Like the magazine, Gross, a best-selling author, journalist and editor, has thrived at the intersection of affluence and influence throughout a distinguished career. He first joined AVENUE as Real Estate Editor and a monthly columnist in 2012. In summer 2014, he served as interim editor while Prince took a maternity leave, but discontinued his column, Unreal Estate, shortly thereafter, in order to finish his last book, Focus: The Secret, Sexy, Sometimes Sordid World of Fashion Photographers (Simon & Schuster).
AVENUE and Gross are a perfect fit, both expert in covering fashion, luxury, power, fame and wealth. Focus was a follow-up to Gross’ 1995 New York Times bestseller, Model: The Ugly Business of Beautiful Women. Before writing Model, he worked as a reporter and columnist for The New York Times, a Contributing Editor of New York and Talk, a Senior Editor of Esquire and George, a columnist for GQ, the Daily News and Crain’s New York Business, and a guest editor of gawker.com and curbed.com. He also created the blog Gripepad and Bergdorf Goodman Magazine, which he edited for seven years, and authored the New York Times bestsellers 740 Park (about one of those “good buildings) and House of Outrageous Fortune (about the more recent Billionaire’s Row condominium 15 Central Park West), as well as Unreal Estate, on luxury homes in West Los Angeles and their owners; and Rogue’s Gallery, on the powers behind the Metropolitan Museum of Art.
“I’ve been charged with reinventing Avenue for a new era and for new generations of its subjects, who are New York’s highest achievers and most prominent people,” Gross says. “I am eager to embrace that challenge. Like its home, AVENUE is both sophisticated and ever-changing. So now, it has to reflect 21st Century New York, and be about Bedford and Driggs as well as Fifth and Park, about Brookfield Place as much Bloomingdale’s Country, and about the New Museum right alongside the Metropolitan. It won’t abandon its traditional beat; it’s just going to get a bit broader, more diverse, and more interesting.” Gross will work closely with President and Publisher, Randi Schatz, to whom he will report. Says Schatz, “I am delighted to welcome someone of Michael’s caliber to the AVENUE team and am excited to partner with him to shepherd our business to embrace both digital media and live events in addition to our storied print publication.”

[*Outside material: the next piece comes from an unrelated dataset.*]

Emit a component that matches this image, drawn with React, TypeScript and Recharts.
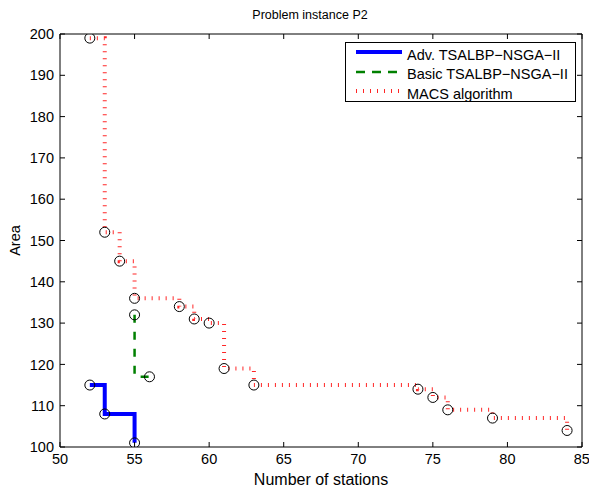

AVENUE’s masthead has been “a who’s who of literary and visual artists,” Advertising Age has said. Among its alumni are Vanity Fair writer Michael Shnayerson; Knopf editor Gary Fisketjon; Internet entrepreneur Susan Mulcahy; CNN’s Pamela Gross Finkelstein; author Jill Brooke; alternet editor Janet Allon; social media phenomenon Peter Davis; New York Times food critic “Biff” Grimes; author and editor Joan Kron; urban historian Christopher Gray; Worth editor Jane Berenson; PR executive Dan Klores; novelist Lisa Grunwald, and photographers Arnold Newman, Ralph Gibson and Timothy Greenfield-Sanders. “I look forward to publishing an equally distinguished cast of contributors that reflects the city they will cover, from knowing veterans to eager, ambitious achievers,” Gross says.
AVENUE is owned by Manhattan Media, the publishers of Dan’s Papers and New York Family.